Some city officials seem to have taken a recent interest in foraging (hence park-sponsored tours popping up in cities), but at the same time, maintain their reservations against the practice, says Marla Emery, a research geographer at the US Forest Service who has studied urban foraging. Emery also noted that the parks departments dictating these rules usually lack both racial and economic diversity, a reflection of country-wide disparities: The National Park Service workforce is more than 80 percent white.
Nevertheless, some cities have defied the norm in the past decade and established volunteer-run, urban food forests where visitors are invited to pick diverse varieties of fruit, veggies, and nuts—usually at no cost. Seattle, Philadelphia, and Austin have all partnered with local nonprofits to turn some portion of public land into a free, edible landscape.
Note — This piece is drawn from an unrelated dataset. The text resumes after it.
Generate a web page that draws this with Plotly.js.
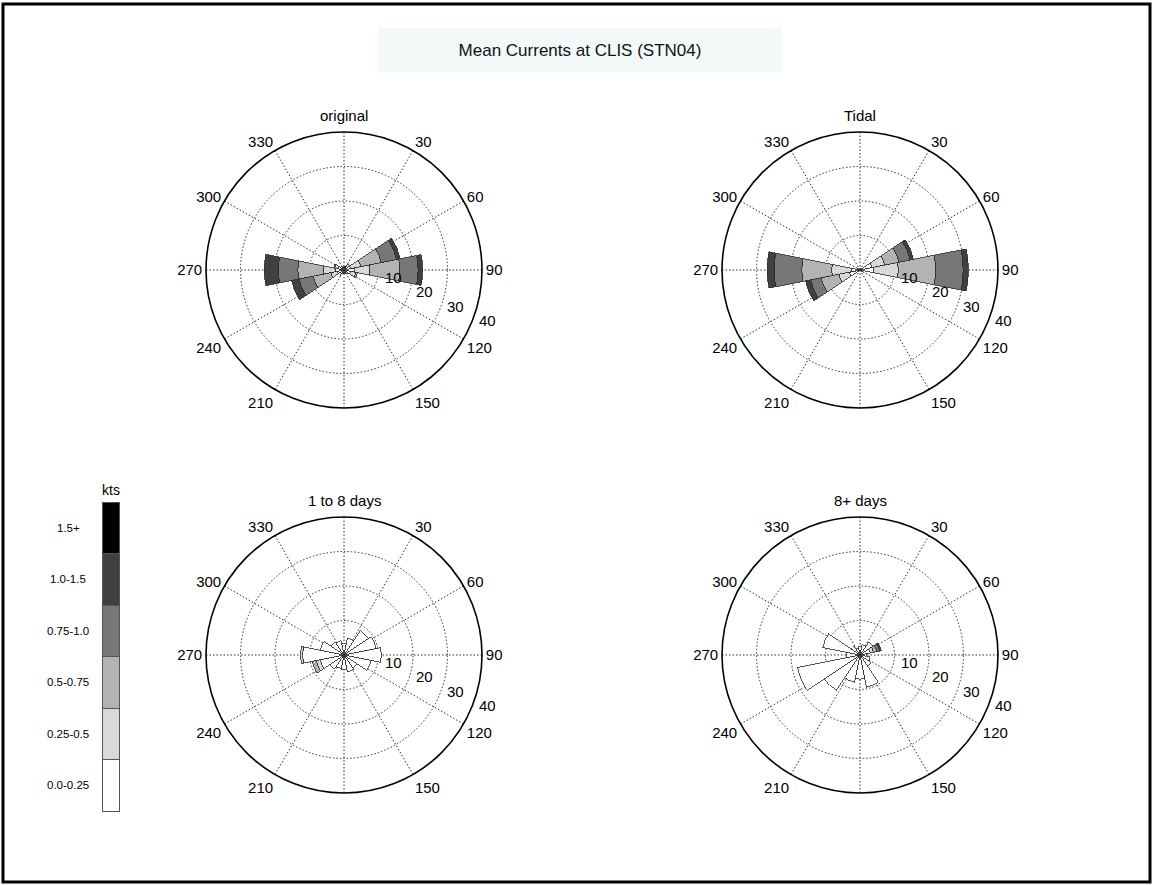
<!DOCTYPE html>
<html>
<head>
<meta charset="utf-8">
<script src="https://cdn.plot.ly/plotly-3.0.1.min.js"></script>
<style>
  html, body { margin: 0; padding: 0; background: #fff; }
  #chart { width: 1154px; height: 885px; }
</style>
</head>
<body>
<div id="chart"></div>
<script>
// Compass directions of the 16 rose sectors (degrees clockwise from north)
const dirs = [0, 22.5, 45, 67.5, 90, 112.5, 135, 157.5, 180, 202.5, 225, 247.5, 270, 292.5, 315, 337.5];

// Current-speed classes (knots) and their fills
const speedBins = ['0.0-0.25', '0.25-0.5', '0.5-0.75', '0.75-1.0', '1.0-1.5', '1.5+'];
const binColors = ['#ffffff', '#d9d9d9', '#b3b3b3', '#777777', '#404040', '#000000'];

// Percent of time per direction, one row per speed class (slowest first)
//                 N    NNE  NE   ENE  E    ESE  SE   SSE  S    SSW  SW   WSW  W    WNW  NW   NNW
const originalRose = [
  [0.8, 1.0, 1.4, 2.0, 3.0, 2.0, 1.0, 0.8, 0.8, 0.8, 1.2, 2.0, 2.5, 1.8, 1.0, 0.6],
  [0.2, 0.2, 0.6, 3.0, 4.5, 1.5, 0.5, 0.2, 0.2, 0.2, 0.6, 1.9, 3.5, 1.0, 0.2, 0.2],
  [0,   0,   0,   6.0, 8.7, 0.5, 0,   0,   0,   0,   0,   5.2, 7.4, 0.2, 0,   0  ],
  [0,   0,   0,   4.5, 5.3, 0,   0,   0,   0,   0,   0,   4.2, 5.7, 0,   0,   0  ],
  [0,   0,   0,   1.1, 1.3, 0,   0,   0,   0,   0,   0,   2.2, 4.0, 0,   0,   0  ],
  [0,   0,   0,   0,   0,   0,   0,   0,   0,   0,   0,   0,   0,   0,   0,   0  ]
];
const tidalRose = [
  [0.3, 0.3, 0.5, 3.5, 3.9, 0.5, 0.3, 0.2, 0.2, 0.3, 0.5, 3.1, 2.4, 0.5, 0.3, 0.2],
  [0,   0,   0.3, 3.8, 7.2, 0.3, 0,   0,   0,   0,   0.3, 3.2, 5.8, 0.3, 0,   0  ],
  [0,   0,   0,   4.2, 10.9,0,   0,   0,   0,   0,   0,   5.2, 8.7, 0,   0,   0  ],
  [0,   0,   0,   3.3, 7.9, 0,   0,   0,   0,   0,   0,   3.1, 8.0, 0,   0,   0  ],
  [0,   0,   0,   1.0, 1.5, 0,   0,   0,   0,   0,   0,   1.5, 2.0, 0,   0,   0  ],
  [0,   0,   0,   0,   0,   0,   0,   0,   0,   0,   0,   0,   0,   0,   0,   0  ]
];
const oneToEightRose = [
  [3.4, 5.0, 8.5, 9.5, 10.8,8.0, 4.5, 5.0, 4.3, 4.0, 5.0, 7.0, 12.0,7.0, 4.5, 4.2],
  [0,   0,   0,   0,   0,   0,   0,   0,   0,   0,   0,   1.2, 0.6, 0,   0,   0  ],
  [0,   0,   0,   0,   0,   0,   0,   0,   0,   0,   0,   1.2, 0,   0,   0,   0  ],
  [0,   0,   0,   0,   0,   0,   0,   0,   0,   0,   0,   0,   0,   0,   0,   0  ],
  [0,   0,   0,   0,   0,   0,   0,   0,   0,   0,   0,   0,   0,   0,   0,   0  ],
  [0,   0,   0,   0,   0,   0,   0,   0,   0,   0,   0,   0,   0,   0,   0,   0  ]
];
const eightPlusRose = [
  [2.5, 3.0, 4.5, 3.0, 2.0, 3.0, 4.0, 9.5, 7.0, 8.0, 12.5,18.5,4.0, 11.0,3.0, 2.0],
  [0,   0,   0,   1.0, 0,   0,   0,   0,   0,   0,   0,   0,   0,   0,   0,   0  ],
  [0,   0,   0,   1.0, 0,   0,   0,   0,   0,   0,   0,   0,   0,   0,   0,   0  ],
  [0,   0,   0,   0.8, 0,   0,   0,   0,   0,   0,   0,   0,   0,   0,   0,   0  ],
  [0,   0,   0,   0.5, 0,   0,   0,   0,   0,   0,   0,   0,   0,   0,   0,   0  ],
  [0,   0,   0,   0,   0,   0,   0,   0,   0,   0,   0,   0,   0,   0,   0,   0  ]
];

// Axis ticks
const ringTicks = [10, 20, 30, 40];
const angleTicks = [0, 30, 60, 90, 120, 150, 180, 210, 240, 270, 300, 330];
const angleLabels = ['', '30', '60', '90', '120', '150', '', '210', '240', '270', '300', '330'];

const panelTitles = ['original', 'Tidal', '1 to 8 days', '8+ days'];
const chartTitle = 'Mean Currents at CLIS (STN04)';
const legendTitle = 'kts';

const FONT = 'Liberation Sans, Arial, Helvetica, sans-serif';
const W = 1154, H = 885;
const px = v => v / W;
const py = v => 1 - v / H;
const RADIUS = 138;           // polar radius in pixels
const RMAX = 40;              // outer ring value
const GRID_DASH = '1.5px,2px';// fine dotted grid
const GRID_COLOR = '#2e2e2e';

function roseTraces(rows, subplot) {
  return rows.map((r, i) => ({
    type: 'barpolar',
    subplot: subplot,
    r: r,
    theta: dirs,
    width: dirs.map(() => 22.5),
    marker: { color: binColors[i], line: { color: '#2b2b2b', width: 0.8 } },
    name: speedBins[i],
    showlegend: false,
    hoverinfo: 'skip'
  }));
}

// Ring value labels, set along a line just outside each ring
function ringLabelAnnotations(cx, cy) {
  const along = 3.8, offset = 4.1, lineAngle = 114.8;
  const s = RADIUS / RMAX;
  return ringTicks.map(v => {
    const rr = Math.hypot(v + along, offset) * s;
    const phi = (lineAngle - Math.atan2(offset, v + along) * 180 / Math.PI) * Math.PI / 180;
    return {
      text: String(v), xref: 'paper', yref: 'paper',
      x: px(cx + rr * Math.sin(phi)), y: py(cy - rr * Math.cos(phi)),
      xanchor: 'center', yanchor: 'middle', showarrow: false,
      font: { family: FONT, size: 15, color: '#000' }
    };
  });
}

function polarLayout(cx, cy) {
  return {
    domain: { x: [px(cx - RADIUS), px(cx + RADIUS)], y: [py(cy + RADIUS), py(cy - RADIUS)] },
    bgcolor: 'rgba(0,0,0,0)',
    barmode: 'stack',
    bargap: 0,
    angularaxis: {
      direction: 'clockwise', rotation: 90,
      tickmode: 'array', tickvals: angleTicks, ticktext: angleLabels,
      showline: true, linecolor: '#000', linewidth: 1.6,
      showgrid: true, gridcolor: GRID_COLOR, griddash: GRID_DASH, gridwidth: 1,
      ticks: '', tickfont: { family: FONT, size: 15, color: '#000' }
    },
    radialaxis: {
      range: [0, RMAX], tickmode: 'array', tickvals: ringTicks,
      showticklabels: false, ticks: '', showline: false,
      showgrid: true, gridcolor: GRID_COLOR, griddash: GRID_DASH, gridwidth: 1
    }
  };
}

const centers = [[344, 270], [860, 270], [344, 655], [860, 655]];
const roses = [originalRose, tidalRose, oneToEightRose, eightPlusRose];
const subplots = ['polar', 'polar2', 'polar3', 'polar4'];

let data = [];
roses.forEach((rows, k) => {
  data = data.concat(roseTraces(rows, subplots[k]));
});

// Speed-class key as a stacked column (axis ranges padded so the outline is not clipped)
speedBins.forEach((b, i) => {
  data.push({
    type: 'bar', x: [0], y: [1], width: 1,
    xaxis: 'x', yaxis: 'y',
    marker: { color: binColors[i], line: { color: '#555', width: 1 } },
    showlegend: false, hoverinfo: 'skip', name: b
  });
});

let annotations = panelTitles.map((t, k) => ({
  text: t, xref: 'paper', yref: 'paper',
  x: px(centers[k][0]), y: py(k < 2 ? 115 : 500),
  xanchor: 'center', yanchor: 'middle', showarrow: false,
  font: { family: FONT, size: 15, color: '#000' }
}));
centers.forEach(c => { annotations = annotations.concat(ringLabelAnnotations(c[0], c[1])); });
speedBins.forEach((b, i) => {
  annotations.push({
    text: b, xref: 'paper', yref: 'y', x: px(68), y: i + 0.5,
    xanchor: 'center', yanchor: 'middle', showarrow: false,
    font: { family: FONT, size: 11.5, color: '#000' }
  });
});
annotations.push({
  text: legendTitle, xref: 'paper', yref: 'paper', x: px(111), y: py(490),
  xanchor: 'center', yanchor: 'middle', showarrow: false,
  font: { family: FONT, size: 14, color: '#000' }
});

// Key column: bar spans x 102..119 px and y 502..811 px; pad by 0.2 units either way
const keyPadX = 0.2, keyPadY = 0.1;
const keyW = 17, keyH = 309;
const layout = {
  width: W, height: H,
  margin: { l: 0, r: 0, t: 0, b: 0 },
  paper_bgcolor: '#fff', plot_bgcolor: 'rgba(0,0,0,0)',
  font: { family: FONT, color: '#000' },
  title: {
    text: chartTitle, x: px(580), y: py(50), xanchor: 'center', yanchor: 'middle',
    xref: 'paper', yref: 'paper',
    font: { family: FONT, size: 17, color: '#111' }
  },
  barmode: 'stack',
  xaxis: {
    domain: [px(102 - keyPadX * keyW), px(119 + keyPadX * keyW)],
    range: [-0.5 - keyPadX, 0.5 + keyPadX], visible: false, fixedrange: true
  },
  yaxis: {
    domain: [py(811 + keyPadY * keyH / 6), py(502 - keyPadY * keyH / 6)],
    range: [-keyPadY, 6 + keyPadY], visible: false, fixedrange: true
  },
  polar: polarLayout(...centers[0]),
  polar2: polarLayout(...centers[1]),
  polar3: polarLayout(...centers[2]),
  polar4: polarLayout(...centers[3]),
  annotations: annotations,
  shapes: [
    { type: 'rect', xref: 'paper', yref: 'paper', layer: 'below',
      x0: px(378), x1: px(782), y0: py(72), y1: py(28),
      fillcolor: '#f3f9f9', line: { width: 0 } },
    { type: 'rect', xref: 'paper', yref: 'paper',
      x0: px(3), x1: px(1150), y0: py(882), y1: py(4),
      line: { color: '#000', width: 3 } }
  ],
  showlegend: false
};

Plotly.newPlot('chart', data, layout, { displayModeBar: false, staticPlot: true });
</script>
</body>
</html>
In Atlanta, where around 13 percent of people rely on food pantries and meal service programs annually, the Urban Food Forest at Browns Mill offers more than seven acres of fresh eats. The forest could help Atlanta achieve a major milestone by 2022: enabling 85 percent of residents to access affordable, fresh food within a half mile of their homes.
If practiced on a wide scale, foraging could even help improve the health of city residents. While closing the grocery gap is essential, it isn’t enough to combat the damage wrought by poverty and food apartheid. In addition to subsidies on nutritious foods, people also benefit from comprehensive health education when planning meals, studies have found. By identifying free, fresh foods in their neighborhood and passing the information to others, foragers can bring valuable knowledge to their communities.
Nelson is thrilled to see online audiences recently embrace foraging but hopes to ease the real-life barriers experienced by the communities who have long practiced it. As it is, she believes that she is more vulnerable when out foraging than her white counterparts are. Her area of Columbus has recently experienced gentrification, and she worries that her foraging could evoke reactions similar to how innocuous activities like birding while Black have prompted police calls.
“It certainly makes me more nervous about being a six-foot-tall Black person in comfy clothes picking things up off the ground,” Nelson says. “[Gentrification] adds another layer.... How long can I be doing this comfortably in the place where I live?”
Nevertheless, she has no plans to stop. And unlike the costly sessions led by the local conservatory or city parks, Nelson hopes to offer foraging classes for free. “I firmly believe that this is knowledge everyone should have, “she says, “so that they can better take care of themselves and the people they care about.”